To simply get visual descriptions from LENS to pass on to an LLM, follow:

In [None]:
import requests
from lens import Lens, LensProcessor
from PIL import Image
import torch
img_url = 'https://images.unsplash.com/photo-1465056836041-7f43ac27dcb5?w=720'
raw_image = Image.open(requests.get(img_url, stream=True).raw).convert('RGB')
question = "What is the image about?"

lens = Lens()
processor = LensProcessor()
with torch.no_grad():
    samples = processor([raw_image],[question])
    output = lens(samples)


Welcome to bitsandbytes. For bug reports, please run

python -m bitsandbytes

 and submit this information together with your error trace to: https://github.com/TimDettmers/bitsandbytes/issues
bin /usr/local/lib/python3.10/dist-packages/bitsandbytes/libbitsandbytes_cpu.so
/usr/local/lib/python3.10/dist-packages/bitsandbytes/libbitsandbytes_cpu.so: undefined symbol: cadam32bit_grad_fp32
CUDA SETUP: Loading binary /usr/local/lib/python3.10/dist-packages/bitsandbytes/libbitsandbytes_cpu.so...
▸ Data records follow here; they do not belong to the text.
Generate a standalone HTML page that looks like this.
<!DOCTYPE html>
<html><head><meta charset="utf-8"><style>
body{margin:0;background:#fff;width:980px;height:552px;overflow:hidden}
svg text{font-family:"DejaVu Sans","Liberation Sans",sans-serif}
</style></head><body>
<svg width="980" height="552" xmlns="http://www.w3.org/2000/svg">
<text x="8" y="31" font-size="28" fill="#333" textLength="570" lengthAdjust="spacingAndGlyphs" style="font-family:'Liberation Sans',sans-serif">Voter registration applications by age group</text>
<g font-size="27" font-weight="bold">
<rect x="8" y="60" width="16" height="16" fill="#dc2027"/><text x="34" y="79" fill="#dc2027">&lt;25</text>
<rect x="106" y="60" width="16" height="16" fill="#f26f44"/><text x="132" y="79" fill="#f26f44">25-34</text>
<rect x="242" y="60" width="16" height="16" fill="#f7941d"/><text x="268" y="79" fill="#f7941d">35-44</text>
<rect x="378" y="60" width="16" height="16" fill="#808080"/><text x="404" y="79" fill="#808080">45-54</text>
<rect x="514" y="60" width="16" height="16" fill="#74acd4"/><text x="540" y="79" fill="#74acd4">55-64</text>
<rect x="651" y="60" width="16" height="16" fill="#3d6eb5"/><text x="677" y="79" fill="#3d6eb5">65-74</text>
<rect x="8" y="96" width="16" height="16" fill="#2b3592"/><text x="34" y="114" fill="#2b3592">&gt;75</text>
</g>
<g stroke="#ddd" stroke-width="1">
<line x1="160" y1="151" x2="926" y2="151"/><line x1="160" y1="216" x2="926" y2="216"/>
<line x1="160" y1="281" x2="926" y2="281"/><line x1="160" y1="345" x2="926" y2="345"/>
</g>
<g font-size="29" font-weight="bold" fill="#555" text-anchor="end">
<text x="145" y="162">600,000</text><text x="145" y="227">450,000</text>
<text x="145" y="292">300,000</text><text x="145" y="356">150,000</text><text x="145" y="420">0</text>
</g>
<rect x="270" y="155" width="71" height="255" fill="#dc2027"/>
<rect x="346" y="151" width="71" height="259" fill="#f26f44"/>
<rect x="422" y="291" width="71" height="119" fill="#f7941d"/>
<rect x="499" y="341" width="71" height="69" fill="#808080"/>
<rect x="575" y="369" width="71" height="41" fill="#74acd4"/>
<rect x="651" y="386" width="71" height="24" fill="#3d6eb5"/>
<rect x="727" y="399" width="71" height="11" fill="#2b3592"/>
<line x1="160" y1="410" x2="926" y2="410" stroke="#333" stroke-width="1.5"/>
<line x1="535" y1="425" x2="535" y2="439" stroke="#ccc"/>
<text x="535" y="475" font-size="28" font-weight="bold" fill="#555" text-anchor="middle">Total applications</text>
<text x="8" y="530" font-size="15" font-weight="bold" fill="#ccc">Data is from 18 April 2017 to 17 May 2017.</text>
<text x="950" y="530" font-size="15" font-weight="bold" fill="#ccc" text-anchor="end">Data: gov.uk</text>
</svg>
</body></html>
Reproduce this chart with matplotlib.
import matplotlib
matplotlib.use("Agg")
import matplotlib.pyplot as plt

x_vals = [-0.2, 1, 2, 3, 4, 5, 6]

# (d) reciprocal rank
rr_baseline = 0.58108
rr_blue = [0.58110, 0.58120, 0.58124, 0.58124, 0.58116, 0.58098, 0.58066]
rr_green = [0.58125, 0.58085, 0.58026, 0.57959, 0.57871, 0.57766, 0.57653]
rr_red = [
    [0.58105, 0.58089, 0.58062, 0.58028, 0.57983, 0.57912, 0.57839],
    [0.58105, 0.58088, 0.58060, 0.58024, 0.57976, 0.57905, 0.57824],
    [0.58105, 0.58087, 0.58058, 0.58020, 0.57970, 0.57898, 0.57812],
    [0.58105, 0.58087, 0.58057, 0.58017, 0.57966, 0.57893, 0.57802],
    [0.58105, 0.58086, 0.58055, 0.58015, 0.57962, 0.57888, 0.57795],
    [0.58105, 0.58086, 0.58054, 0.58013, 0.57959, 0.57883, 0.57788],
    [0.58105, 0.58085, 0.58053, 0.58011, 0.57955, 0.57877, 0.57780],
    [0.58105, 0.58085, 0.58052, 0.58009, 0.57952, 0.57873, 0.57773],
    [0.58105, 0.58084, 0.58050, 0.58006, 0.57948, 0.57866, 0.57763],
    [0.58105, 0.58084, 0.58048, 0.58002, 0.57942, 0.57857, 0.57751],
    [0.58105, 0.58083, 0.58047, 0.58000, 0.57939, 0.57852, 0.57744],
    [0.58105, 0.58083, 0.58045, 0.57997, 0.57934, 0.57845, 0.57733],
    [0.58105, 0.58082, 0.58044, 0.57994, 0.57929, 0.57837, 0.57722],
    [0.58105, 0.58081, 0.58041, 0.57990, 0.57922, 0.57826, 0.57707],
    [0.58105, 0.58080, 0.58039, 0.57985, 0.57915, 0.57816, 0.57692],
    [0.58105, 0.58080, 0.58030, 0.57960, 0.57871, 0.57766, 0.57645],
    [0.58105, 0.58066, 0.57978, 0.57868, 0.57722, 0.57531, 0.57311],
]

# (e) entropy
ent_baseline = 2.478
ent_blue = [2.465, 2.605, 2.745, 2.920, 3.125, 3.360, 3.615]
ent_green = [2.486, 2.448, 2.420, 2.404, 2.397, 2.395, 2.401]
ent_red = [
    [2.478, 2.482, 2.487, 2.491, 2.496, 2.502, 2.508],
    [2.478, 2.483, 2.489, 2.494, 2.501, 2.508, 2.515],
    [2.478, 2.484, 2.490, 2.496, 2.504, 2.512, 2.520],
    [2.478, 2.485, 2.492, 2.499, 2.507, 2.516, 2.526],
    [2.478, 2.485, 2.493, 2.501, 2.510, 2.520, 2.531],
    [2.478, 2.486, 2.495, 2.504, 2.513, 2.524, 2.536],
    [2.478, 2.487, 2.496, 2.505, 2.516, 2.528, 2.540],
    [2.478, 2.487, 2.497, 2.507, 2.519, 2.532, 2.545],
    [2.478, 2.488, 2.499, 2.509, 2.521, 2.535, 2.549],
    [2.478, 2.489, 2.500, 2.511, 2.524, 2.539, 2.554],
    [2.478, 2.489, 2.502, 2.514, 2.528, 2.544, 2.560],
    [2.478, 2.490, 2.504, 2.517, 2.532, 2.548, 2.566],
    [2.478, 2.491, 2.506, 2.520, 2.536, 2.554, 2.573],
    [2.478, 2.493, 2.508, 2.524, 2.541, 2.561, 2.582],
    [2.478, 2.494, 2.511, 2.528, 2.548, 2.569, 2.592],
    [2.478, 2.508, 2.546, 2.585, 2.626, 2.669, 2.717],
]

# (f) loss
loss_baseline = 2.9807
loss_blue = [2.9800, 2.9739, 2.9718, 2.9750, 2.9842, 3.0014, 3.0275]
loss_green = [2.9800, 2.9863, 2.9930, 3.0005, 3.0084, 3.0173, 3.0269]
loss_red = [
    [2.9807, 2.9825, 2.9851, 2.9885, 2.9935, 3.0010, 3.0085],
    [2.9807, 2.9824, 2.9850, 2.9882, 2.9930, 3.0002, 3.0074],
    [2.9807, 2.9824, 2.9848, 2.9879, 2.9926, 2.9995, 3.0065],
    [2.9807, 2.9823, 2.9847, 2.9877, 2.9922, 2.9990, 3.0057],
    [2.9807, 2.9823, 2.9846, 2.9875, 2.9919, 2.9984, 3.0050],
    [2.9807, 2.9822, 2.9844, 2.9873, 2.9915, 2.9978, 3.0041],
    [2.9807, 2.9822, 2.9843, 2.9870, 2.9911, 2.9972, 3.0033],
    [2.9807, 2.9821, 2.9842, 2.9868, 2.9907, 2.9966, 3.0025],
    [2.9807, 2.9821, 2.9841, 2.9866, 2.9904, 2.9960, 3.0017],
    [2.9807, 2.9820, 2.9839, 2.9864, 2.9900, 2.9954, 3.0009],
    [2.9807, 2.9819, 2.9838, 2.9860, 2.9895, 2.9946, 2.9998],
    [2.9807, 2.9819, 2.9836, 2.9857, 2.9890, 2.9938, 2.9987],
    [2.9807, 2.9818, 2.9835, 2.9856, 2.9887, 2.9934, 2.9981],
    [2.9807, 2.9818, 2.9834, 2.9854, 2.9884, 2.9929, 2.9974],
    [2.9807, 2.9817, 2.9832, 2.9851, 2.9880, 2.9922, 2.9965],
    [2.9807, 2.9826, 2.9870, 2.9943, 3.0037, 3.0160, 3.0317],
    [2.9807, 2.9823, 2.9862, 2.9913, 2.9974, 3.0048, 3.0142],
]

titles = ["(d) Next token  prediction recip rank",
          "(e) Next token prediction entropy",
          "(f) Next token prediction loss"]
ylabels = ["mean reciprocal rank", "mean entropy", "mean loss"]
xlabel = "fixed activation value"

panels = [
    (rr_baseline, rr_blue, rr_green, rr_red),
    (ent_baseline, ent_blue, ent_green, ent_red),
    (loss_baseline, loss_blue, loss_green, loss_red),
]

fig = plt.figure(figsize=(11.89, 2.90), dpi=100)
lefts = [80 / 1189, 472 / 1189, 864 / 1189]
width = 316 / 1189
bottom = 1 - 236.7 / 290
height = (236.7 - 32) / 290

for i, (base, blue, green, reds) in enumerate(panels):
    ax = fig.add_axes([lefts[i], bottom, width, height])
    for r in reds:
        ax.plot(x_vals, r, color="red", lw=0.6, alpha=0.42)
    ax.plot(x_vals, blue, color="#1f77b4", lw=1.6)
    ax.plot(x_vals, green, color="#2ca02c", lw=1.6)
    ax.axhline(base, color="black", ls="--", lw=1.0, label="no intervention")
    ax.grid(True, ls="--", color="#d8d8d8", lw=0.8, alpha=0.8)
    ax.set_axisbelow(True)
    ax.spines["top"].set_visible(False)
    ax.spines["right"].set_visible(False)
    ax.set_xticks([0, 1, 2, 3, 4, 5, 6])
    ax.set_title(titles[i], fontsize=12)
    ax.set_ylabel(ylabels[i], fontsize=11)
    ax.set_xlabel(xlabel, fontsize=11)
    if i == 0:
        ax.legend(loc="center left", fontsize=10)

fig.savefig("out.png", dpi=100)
  warn("The installed version of bitsandbytes was compiled without GPU support. "


Downloading (…)ip_pytorch_model.bin:   0%|          | 0.00/3.94G [00:00<?, ?B/s]
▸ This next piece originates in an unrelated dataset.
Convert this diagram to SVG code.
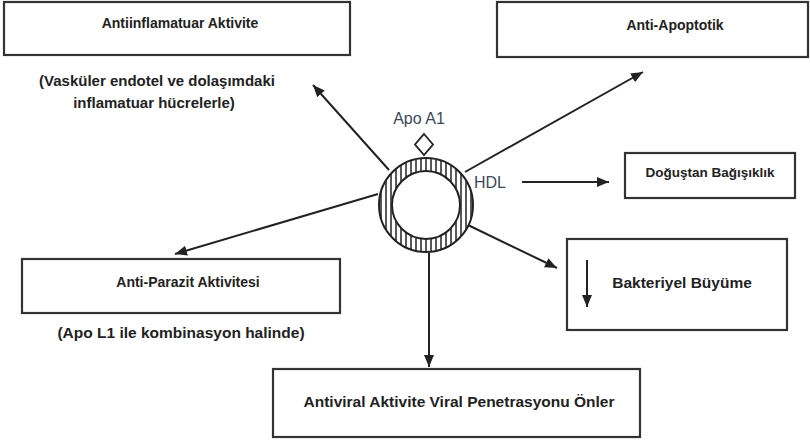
<svg xmlns="http://www.w3.org/2000/svg" width="810" height="442" viewBox="0 0 810 442">
<style>
.box{fill:#fff;stroke:#333;stroke-width:2.2}
.t{font-family:"Liberation Sans",Arial,sans-serif;font-weight:bold;fill:#222;text-anchor:middle}
.lbl{font-family:"Liberation Sans",Arial,sans-serif;fill:#3a4858;font-size:16px}
.ln{stroke:#222;stroke-width:2;fill:none}
.hatch{stroke:#222;stroke-width:1.5}
</style>
<defs>
<marker id="ah" markerUnits="userSpaceOnUse" markerWidth="13" markerHeight="11" refX="12" refY="5" orient="auto">
<path d="M0,0 L12,5 L0,10 z" fill="#222"/>
</marker>
<clipPath id="ring"><path clip-rule="evenodd" d="M379,205a47,47 0 1,0 94,0a47,47 0 1,0 -94,0z M392,205a34,34 0 1,0 68,0a34,34 0 1,0 -68,0z"/></clipPath>
</defs>
<rect width="810" height="442" fill="#fff"/>
<g id="connectors">
<line class="ln" x1="389" y1="170" x2="313" y2="85" marker-end="url(#ah)"/>
<line class="ln" x1="465" y1="172" x2="643" y2="72" marker-end="url(#ah)"/>
<line class="ln" x1="378" y1="194" x2="175" y2="254" marker-end="url(#ah)"/>
<line class="ln" x1="468" y1="225" x2="557" y2="268" marker-end="url(#ah)"/>
<line class="ln" x1="429" y1="253" x2="429" y2="367" marker-end="url(#ah)"/>
<line class="ln" x1="522" y1="182" x2="609" y2="182" marker-end="url(#ah)"/>
</g>
<g id="hdl">
<g clip-path="url(#ring)" class="hatch">
<line x1="381" y1="150" x2="381" y2="260"/><line x1="386" y1="150" x2="386" y2="260"/><line x1="391" y1="150" x2="391" y2="260"/><line x1="396" y1="150" x2="396" y2="260"/><line x1="401" y1="150" x2="401" y2="260"/><line x1="406" y1="150" x2="406" y2="260"/><line x1="411" y1="150" x2="411" y2="260"/><line x1="416" y1="150" x2="416" y2="260"/><line x1="421" y1="150" x2="421" y2="260"/><line x1="426" y1="150" x2="426" y2="260"/><line x1="431" y1="150" x2="431" y2="260"/><line x1="436" y1="150" x2="436" y2="260"/><line x1="441" y1="150" x2="441" y2="260"/><line x1="446" y1="150" x2="446" y2="260"/><line x1="451" y1="150" x2="451" y2="260"/><line x1="456" y1="150" x2="456" y2="260"/><line x1="461" y1="150" x2="461" y2="260"/><line x1="466" y1="150" x2="466" y2="260"/><line x1="471" y1="150" x2="471" y2="260"/>
</g>
<circle cx="426" cy="205" r="47" class="ln"/>
<circle cx="426" cy="205" r="34" class="ln" fill="#fff"/>
<path d="M424,134 L433,144.5 L424,155 L415,144.5 z" fill="#fff" stroke="#222" stroke-width="1.8"/>
<text class="lbl" x="419" y="124" text-anchor="middle">Apo A1</text>
<text class="lbl" x="474" y="188">HDL</text>
</g>
<g id="antiinflamatuar">
<rect class="box" x="4" y="2" width="346" height="53"/>
<text class="t" x="180" y="28" font-size="14">Antiinflamatuar Aktivite</text>
<text class="t" x="157" y="86" font-size="15">(Vasküler endotel ve dolaşımdaki</text>
<text class="t" x="154" y="108" font-size="15">inflamatuar hücrelerle)</text>
</g>
<g id="antiapoptotik">
<rect class="box" x="497" y="2" width="311" height="55"/>
<text class="t" x="675" y="30" font-size="14">Anti-Apoptotik</text>
</g>
<g id="dogustan">
<rect class="box" x="625" y="153" width="170" height="45"/>
<text class="t" x="710" y="177" font-size="13.5">Doğuştan Bağışıklık</text>
</g>
<g id="bakteriyel">
<rect class="box" x="567" y="239" width="220" height="91"/>
<line class="ln" x1="587" y1="260" x2="587" y2="307" marker-end="url(#ah)"/>
<text class="t" x="682" y="288" font-size="15.5">Bakteriyel Büyüme</text>
</g>
<g id="antiparazit">
<rect class="box" x="22" y="259" width="318" height="54"/>
<text class="t" x="188" y="287" font-size="14">Anti-Parazit Aktivitesi</text>
<text class="t" x="181" y="338" font-size="15.5">(Apo L1 ile kombinasyon halinde)</text>
</g>
<g id="antiviral">
<rect class="box" x="273" y="369" width="367" height="68"/>
<text class="t" x="459" y="407" font-size="15.5">Antiviral Aktivite Viral Penetrasyonu Önler</text>
</g>
</svg>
Let's print out the image to see what it was.

In [None]:
raw_image

Now, let's look at what the LENS vision modules output. Here, the output is wrapped in a VQA prompt that can be passed to a LLM.

In [None]:
print(output["prompts"])

## Passing the visual descriptions to a LLM
We can use the prompts and visual descriptions generated by LENS to get an LLM to solve problems about an image. Here, you see an LLM that uses the visual information to answer the VQA question posed in the prompt above.

In [None]:
from transformers import AutoTokenizer, AutoModelForSeq2SeqLM

tokenizer = AutoTokenizer.from_pretrained("google/flan-t5-small",truncation_side = 'left',padding = True)
LLM_model = AutoModelForSeq2SeqLM.from_pretrained("google/flan-t5-small")
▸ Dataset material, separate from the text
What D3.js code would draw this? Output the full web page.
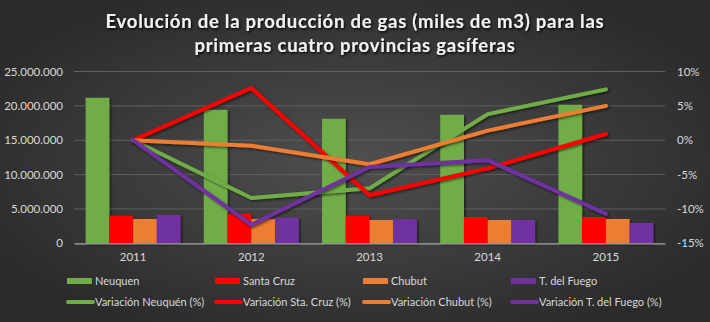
<!DOCTYPE html>
<html>
<head>
<meta charset="utf-8">
<script src="https://cdn.jsdelivr.net/npm/d3@7"></script>
<style>
  html, body { margin: 0; padding: 0; background: #2e2e2e; }
  svg { display: block; }
  text { font-family: Lato, "Open Sans", sans-serif; }
</style>
</head>
<body>
<div id="chart"></div>
<script>
// Years on the category axis
const years = ["2011", "2012", "2013", "2014", "2015"];

// Gas production per province (miles de m3)
const neuquen    = [21180000, 19430000, 18120000, 18700000, 20160000];
const santaCruz  = [4020000, 4310000, 4020000, 3830000, 3830000];
const chubut     = [3540000, 3540000, 3400000, 3400000, 3540000];
const tdelFuego  = [4120000, 3730000, 3500000, 3400000, 2960000];

// Year-over-year variation, in percent
const varNeuquen   = [0, -8.4, -7.0, 3.8, 7.4];
const varSantaCruz = [0, 7.6, -8.0, -4.1, 0.9];
const varChubut    = [0, -0.8, -3.5, 1.4, 5.0];
const varTdelFuego = [0, -12.3, -3.9, -2.9, -10.7];

// Axis ticks
const leftTicks  = [0, 5000000, 10000000, 15000000, 20000000, 25000000];
const rightTicks = [-15, -10, -5, 0, 5, 10];

const barSeries = [
  { name: "Neuquen",      values: neuquen,   color: "#70ad47" },
  { name: "Santa Cruz",   values: santaCruz, color: "#ff0000" },
  { name: "Chubut",       values: chubut,    color: "#ed7d31" },
  { name: "T. del Fuego", values: tdelFuego, color: "#7030a0" }
];
const lineSeries = [
  { name: "Variación Neuquén (%)",       values: varNeuquen,   color: "#70ad47" },
  { name: "Variación Sta. Cruz (%)",     values: varSantaCruz, color: "#ff0000" },
  { name: "Variación Chubut (%)",        values: varChubut,    color: "#ed7d31" },
  { name: "Variación T. del Fuego (%)",  values: varTdelFuego, color: "#7030a0" }
];

const W = 710, H = 322;
const plot = { left: 74, right: 665, top: 71.5, bottom: 243.3 };

const svg = d3.select("#chart").append("svg")
  .attr("width", W).attr("height", H);

const defs = svg.append("defs");
const bg = defs.append("radialGradient").attr("id", "bg")
  .attr("cx", "50%").attr("cy", "50%").attr("r", "60%");
bg.append("stop").attr("offset", "0%").attr("stop-color", "#4f4f4f");
bg.append("stop").attr("offset", "100%").attr("stop-color", "#2a2a2a");

const shadow = defs.append("filter").attr("id", "shadow")
  .attr("x", "-10%").attr("y", "-10%").attr("width", "130%").attr("height", "130%");
shadow.append("feDropShadow").attr("dx", 1.5).attr("dy", 1.5)
  .attr("stdDeviation", 1.2).attr("flood-color", "#000").attr("flood-opacity", 0.55);

const tshadow = defs.append("filter").attr("id", "tshadow")
  .attr("x", "-5%").attr("y", "-20%").attr("width", "110%").attr("height", "150%");
tshadow.append("feDropShadow").attr("dx", 1).attr("dy", 1.5)
  .attr("stdDeviation", 0.8).attr("flood-color", "#000").attr("flood-opacity", 0.9);

svg.append("rect").attr("width", W).attr("height", H).attr("fill", "url(#bg)");

// Title
const title = svg.append("text")
  .attr("x", 355).attr("text-anchor", "middle")
  .attr("fill", "#f2f2f2").attr("font-size", 18.5).attr("font-weight", "bold")
  .attr("letter-spacing", 0.75).attr("filter", "url(#tshadow)");
title.append("tspan").attr("x", 355).attr("y", 28)
  .text("Evolución de la producción de gas (miles de m3) para las");
title.append("tspan").attr("x", 355).attr("y", 52)
  .text("primeras cuatro provincias gasíferas");

// Scales
const x = d3.scaleBand().domain(years).range([plot.left, plot.right]).padding(0);
const xInner = d3.scaleBand().domain(barSeries.map(d => d.name))
  .range([0, x.bandwidth()]).paddingOuter(0.49).paddingInner(0);
const yL = d3.scaleLinear().domain([0, 25000000]).range([plot.bottom, plot.top]);
const yR = d3.scaleLinear().domain([-15, 10]).range([plot.bottom, plot.top]);

// Gridlines
svg.append("g").selectAll("line").data(leftTicks.filter(t => t > 0)).join("line")
  .attr("x1", plot.left).attr("x2", plot.right)
  .attr("y1", d => yL(d)).attr("y2", d => yL(d))
  .attr("stroke", "#5f5f5f").attr("stroke-width", 1);

const fmt = d => d === 0 ? "0" : d3.format(",")(d).replace(/,/g, ".");

// Left axis
const gL = svg.append("g").attr("transform", `translate(${plot.left},0)`)
  .call(d3.axisLeft(yL).tickValues(leftTicks).tickFormat(fmt).tickSize(0).tickPadding(11));
gL.select(".domain").remove();
gL.selectAll("text").attr("fill", "#d9d9d9").attr("font-size", 11.5)
  .attr("font-family", "Lato, sans-serif");

// Right axis
const gR = svg.append("g").attr("transform", `translate(${plot.right},0)`)
  .call(d3.axisRight(yR).tickValues(rightTicks).tickFormat(d => d + "%").tickSize(0).tickPadding(12));
gR.select(".domain").remove();
gR.selectAll("text").attr("fill", "#d9d9d9").attr("font-size", 11.5)
  .attr("font-family", "Lato, sans-serif");

// Bars
const groups = svg.append("g").selectAll("g").data(barSeries).join("g")
  .attr("fill", d => d.color).attr("filter", "url(#shadow)");
groups.selectAll("rect")
  .data(s => s.values.map((v, i) => ({ name: s.name, year: years[i], v })))
  .join("rect")
  .attr("x", d => x(d.year) + xInner(d.name))
  .attr("width", xInner.bandwidth())
  .attr("y", d => yL(d.v))
  .attr("height", d => yL(0) - yL(d.v));

// Bottom axis
const gB = svg.append("g").attr("transform", `translate(0,${plot.bottom})`)
  .call(d3.axisBottom(x).tickSize(0).tickPadding(10));
gB.select(".domain").attr("stroke", "#a6a6a6").attr("stroke-width", 1.3);
gB.selectAll("text").attr("fill", "#d9d9d9").attr("font-size", 11.5)
  .attr("font-family", "Lato, sans-serif");

// Variation lines
const line = d3.line()
  .x((d, i) => x(years[i]) + x.bandwidth() / 2)
  .y(d => yR(d));
svg.append("g").selectAll("path").data(lineSeries).join("path")
  .attr("d", d => line(d.values))
  .attr("fill", "none").attr("stroke", d => d.color)
  .attr("stroke-width", 4).attr("stroke-linecap", "round").attr("stroke-linejoin", "round")
  .attr("filter", "url(#shadow)");

// Legend
const legX = [67, 215, 363, 511];
const leg1 = svg.append("g").selectAll("g").data(barSeries).join("g")
  .attr("transform", (d, i) => `translate(${legX[i]},281)`);
leg1.append("rect").attr("x", 0).attr("y", -3).attr("width", 25).attr("height", 6)
  .attr("fill", d => d.color);
leg1.append("text").attr("x", 28).attr("y", 4).text(d => d.name)
  .attr("fill", "#d9d9d9").attr("font-size", 11);

const leg2 = svg.append("g").selectAll("g").data(lineSeries).join("g")
  .attr("transform", (d, i) => `translate(${legX[i]},302)`);
leg2.append("line").attr("x1", 1).attr("x2", 26).attr("y1", 0).attr("y2", 0)
  .attr("stroke", d => d.color).attr("stroke-width", 4).attr("stroke-linecap", "round");
leg2.append("text").attr("x", 28).attr("y", 4).text(d => d.name)
  .attr("fill", "#d9d9d9").attr("font-size", 11);
</script>
</body>
</html>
input_ids = tokenizer(samples["prompts"], return_tensors="pt").input_ids
outputs = LLM_model.generate(input_ids)
print(tokenizer.decode(outputs[0]))

## Advanced Usage
We might want to run a large dataset through LENS. Maybe it doesn't fit in memory. Not to worry! You can pass a huggingface dataset instead of a list into LENS as well. This function gives us the visual features and prompts too.

In [None]:
from datasets import load_dataset

lens = Lens()
processor = LensProcessor()
ds = load_dataset("llm-lens/lens_sample_test", split="test")
output_ds = lens.hf_dataset_transform(ds, processor, return_global_caption = False)
print(output_ds)